Finding new solutions to the needs of society is often seen as a challenge for governments and NGOs, but entrepreneurs can also play their part. The European Social Innovation Competition (ESIC) seeks to tap into the talent and energy of business innovators to solve a range of social issues. UK-based Nesta is a global innovation foundation and a partner in ESIC. The director of its Centre for Challenge Prizes, Tris Dyson, told Business Planet it’s important to look beyond government circles for inspiration:
Point of view
These are really important social issues that affect all of us all over in our communities. And we can't just leave this up to governments to solve these problems
“These are really important social issues that affect all of us all over in our communities. And we can’t just leave this up to governments to solve these problems, it’s people with great ideas, for new products and services, that can really help to make a difference.”

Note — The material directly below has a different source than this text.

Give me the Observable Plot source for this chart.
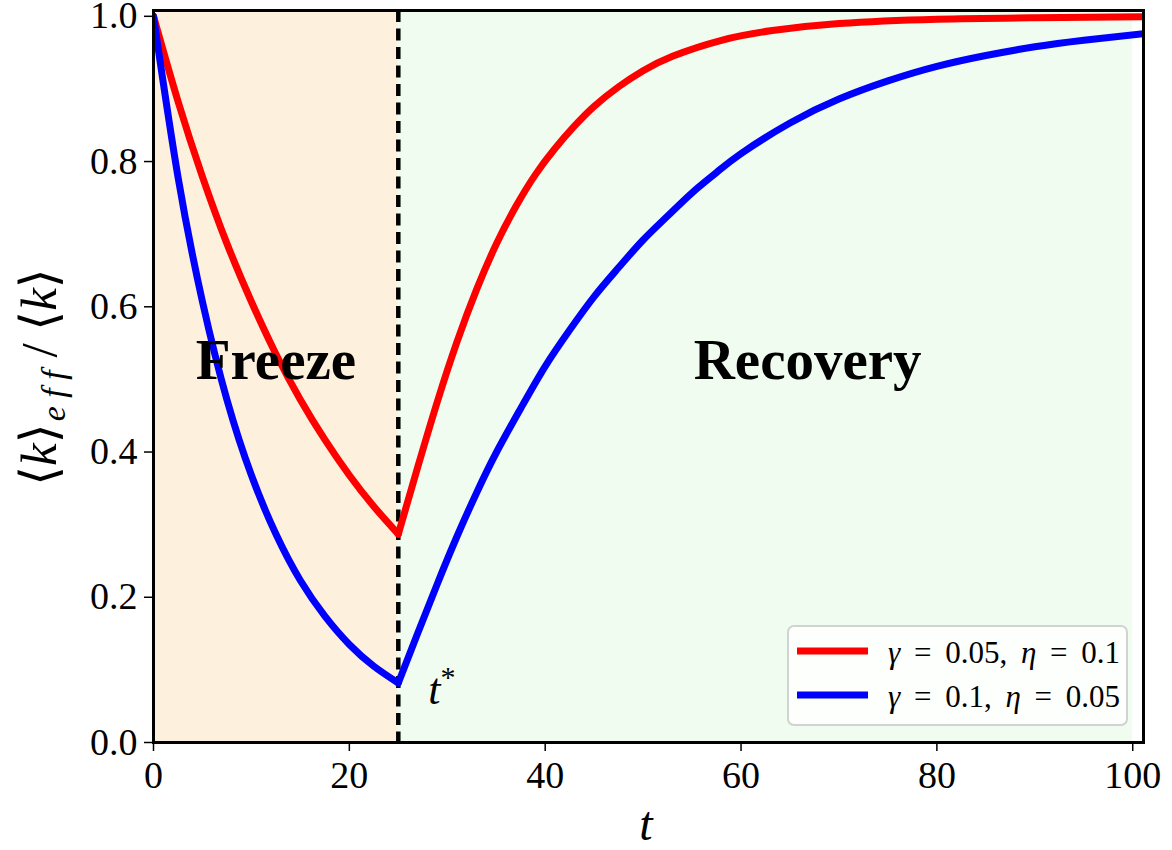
<!DOCTYPE html>
<html>
<head>
<meta charset="utf-8">
<script src="https://cdn.jsdelivr.net/npm/d3@7"></script>
<script src="https://cdn.jsdelivr.net/npm/@observablehq/plot@0.6"></script>
<style>
  html, body { margin: 0; padding: 0; background: #ffffff; }
  #chart { width: 1172px; height: 850px; }
</style>
</head>
<body>
<div id="chart"></div>
<script>
// ---- data ----
const freezeT    = [0, 2.5, 5, 7.5, 10, 12.5, 15, 17.5, 20, 22.5, 25];
const redFreeze  = [1.000, 0.883, 0.779, 0.687, 0.607, 0.535, 0.472, 0.417, 0.368, 0.325, 0.287];
const blueFreeze = [1.000, 0.779, 0.607, 0.472, 0.368, 0.287, 0.223, 0.174, 0.135, 0.105, 0.082];

const redRecT = [25, 27, 29, 31, 33, 35, 37, 39, 41, 43, 45, 47.5, 50, 53, 58, 63, 70, 80, 90, 101.1];
const redRec  = [0.287, 0.380, 0.470, 0.552, 0.624, 0.686, 0.738, 0.782, 0.818, 0.849, 0.876, 0.903, 0.925, 0.945, 0.967, 0.980, 0.990, 0.996, 0.998, 0.9995];

const blueRecT = [25, 27, 29, 31, 33, 35, 37.5, 40, 42.5, 45, 47.5, 50, 52.5, 55, 57.5, 60, 65, 70, 75, 80, 85, 90, 95, 101.1];
const blueRec  = [0.082, 0.151, 0.219, 0.284, 0.344, 0.399, 0.460, 0.518, 0.568, 0.614, 0.654, 0.692, 0.725, 0.757, 0.785, 0.811, 0.853, 0.886, 0.911, 0.931, 0.946, 0.958, 0.967, 0.976];

const seriesNames  = ["red", "blue"];
const seriesColors = ["#ff0000", "#0000ff"];
const legendLabels = ["γ = 0.05, η = 0.1", "γ = 0.1, η = 0.05"];

const tStar = 25;
const phaseNames = ["Freeze", "Recovery"];
const phaseStart = [0, 25];
const phaseEnd   = [25, 100];
const phaseFill  = ["#fdf0dc", "#f0fcef"];
const phaseLabelX = [12.5, 66.8];
const phaseLabelY = [0.5, 0.5];

const xTicks = [0, 20, 40, 60, 80, 100];
const yTicks = [0, 0.2, 0.4, 0.6, 0.8, 1.0];
const xDomain = [0, 101.1];
const yDomain = [0, 1.008];

// ---- tables built from the arrays ----
const rows = [];
freezeT.forEach((t, i) => {
  rows.push({t, v: redFreeze[i], s: "red", seg: "red-f"});
  rows.push({t, v: blueFreeze[i], s: "blue", seg: "blue-f"});
});
redRecT.forEach((t, i) => rows.push({t, v: redRec[i], s: "red", seg: "red-r"}));
blueRecT.forEach((t, i) => rows.push({t, v: blueRec[i], s: "blue", seg: "blue-r"}));

const phases = phaseNames.map((n, i) => ({name: n, x1: phaseStart[i], x2: phaseEnd[i], fill: phaseFill[i], lx: phaseLabelX[i], ly: phaseLabelY[i]}));

const FONT = "'Liberation Serif', 'DejaVu Serif', serif";

const plot = Plot.plot({
  width: 1172,
  height: 850,
  marginLeft: 153,
  marginRight: 29,
  marginTop: 10,
  marginBottom: 108,
  style: {fontFamily: FONT, background: "#ffffff", color: "#000000"},
  x: {domain: xDomain},
  y: {domain: yDomain},
  color: {domain: seriesNames, range: seriesColors},
  marks: [
    Plot.rect(phases, {x1: "x1", x2: "x2", fill: "fill"}),
    Plot.ruleX([tStar], {stroke: "#000", strokeWidth: 4.5, strokeDasharray: "12,6.5"}),
    Plot.line(rows.filter(d => d.s === "red"), {x: "t", y: "v", z: "seg", stroke: "s", strokeWidth: 7, curve: "natural", clip: "frame"}),
    Plot.line(rows.filter(d => d.s === "blue"), {x: "t", y: "v", z: "seg", stroke: "s", strokeWidth: 7, curve: "natural", clip: "frame"}),
    Plot.text(phases, {x: "lx", y: "ly", text: "name", fontWeight: "bold", fontSize: 57, textAnchor: "middle", lineAnchor: "bottom", fill: "#000"}),
    Plot.frame({stroke: "#000", strokeWidth: 3}),
    Plot.axisX({ticks: xTicks, tickSize: 9, tickPadding: 10, fontSize: 38, label: null, strokeWidth: 1.5, tickFormat: d3.format("d")}),
    Plot.axisY({ticks: yTicks, tickSize: 9, tickPadding: 7, fontSize: 38, label: null, strokeWidth: 1.5, tickFormat: d3.format(".1f")})
  ]
});

document.getElementById("chart").appendChild(plot);

const svg = d3.select(plot);
const xs = plot.scale("x");
const ys = plot.scale("y");

// t* annotation
const tStarText = svg.append("text")
  .attr("x", xs.apply(28.1))
  .attr("y", ys.apply(0.052))
  .attr("text-anchor", "start")
  .attr("font-family", FONT)
  .attr("font-size", 44)
  .attr("fill", "#000");
tStarText.append("tspan").attr("font-style", "italic").text("t");
tStarText.append("tspan").attr("font-size", 30).attr("dy", -17).text("*");

// x label
svg.append("text")
  .attr("x", 646).attr("y", 840)
  .attr("text-anchor", "middle")
  .attr("font-family", FONT).attr("font-size", 48).attr("font-style", "italic")
  .attr("fill", "#000")
  .text("t");

// y label
const yl = svg.append("text")
  .attr("transform", "translate(56,377) rotate(-90)")
  .attr("text-anchor", "middle")
  .attr("font-family", FONT).attr("font-size", 51)
  .attr("fill", "#000");
yl.append("tspan").text("⟨");
yl.append("tspan").attr("font-style", "italic").text("k");
yl.append("tspan").text("⟩");
yl.append("tspan").attr("font-style", "italic").attr("font-size", 34).attr("dy", 9).attr("dx", 2).text("e f f");
yl.append("tspan").attr("dy", -9).text(" / ⟨");
yl.append("tspan").attr("font-style", "italic").text("k");
yl.append("tspan").text("⟩");

// legend
const lg = svg.append("g");
lg.append("rect")
  .attr("x", 788).attr("y", 626).attr("width", 339).attr("height", 99)
  .attr("rx", 6).attr("ry", 6)
  .attr("fill", "#ffffff").attr("fill-opacity", 0.85)
  .attr("stroke", "#d2d2d2").attr("stroke-width", 2);
seriesNames.forEach((s, i) => {
  const yy = 651 + i * 44;
  lg.append("line")
    .attr("x1", 797).attr("x2", 868).attr("y1", yy).attr("y2", yy)
    .attr("stroke", seriesColors[i]).attr("stroke-width", 7);
  const tx = lg.append("text")
    .attr("x", 888).attr("y", yy + 12)
    .attr("text-anchor", "start")
    .attr("font-family", FONT).attr("font-size", 31)
    .attr("word-spacing", 6)
    .attr("fill", "#000");
  const parts = legendLabels[i].split(/([γη])/).filter(p => p.length);
  parts.forEach(p => {
    const ts = tx.append("tspan").text(p);
    if (/[γη]/.test(p)) ts.attr("font-style", "italic");
  });
});
</script>
</body>
</html>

In London, Business Planet went to visit an example of the kind of service Dyson highlights; the Bike Project, which recovers old or abandoned bicycles, restores them and gives them to refugees.
“…I told them about Aleppo, about the war and also about the falafel because falafel in Syria is really good. I already made a lot of friends here but sometimes I miss my friends in Syria.” – UNHCR Dream Diaries https://t.co/lHE4iMnwgA— The Bike Project (@The_BikeProject) 12 janvier 2018
Ussumane is a refugee from Guinea Bissau.
In 2013, he was one of the first beneficiaries of the Bike Project After receiving his own bike, Ussumane decided to get involved, he was trained and became a volunteer mechanic for the project.
“For a refugee, having a bike here is very, very, very important,” he says, “because, who else will give you the money every day to travel? Public transport is very expensive. And London is a big capital, you can’t get around on foot. “
At the end of the day of Business Planet’s visit, the Bike Project team began their weekly distribution of bikes, complete with helmets and other safety equipment. The project’s founder, Jem Stein, says their service goes far beyond handing out free bikes:
“We have refurnished and donated over 3,000 bikes to refugees, we have also set up a women’s project; we teach refugee women how to cycle, from scratch. And we sell better quality bikes that we get through a website,” he says.
So far the project has created 10 jobs. It has been so successful efforts are now underway to run it in other cities in England. The initiative has won several awards, including the Impact Award at the latest edition of the European Social Innovation Competition, organised by the European Commission.
The contest is an important springboard for social innovators, says Tris Dyson: “We are looking for people with great ideas from anywhere in Europe, we are going to pick the 30 best people, best ideas, support them, and there are going to be three prizes of 50,000 euros.
“The 2018 edition of the competition opens in the spring in Paris this year. We’re looking for innovators across Europe to keep an eye on social media in order to know how to apply.”
The key message is that entrepreneurs can put their drive, energy and creativity to use in ways that benefits society as a whole.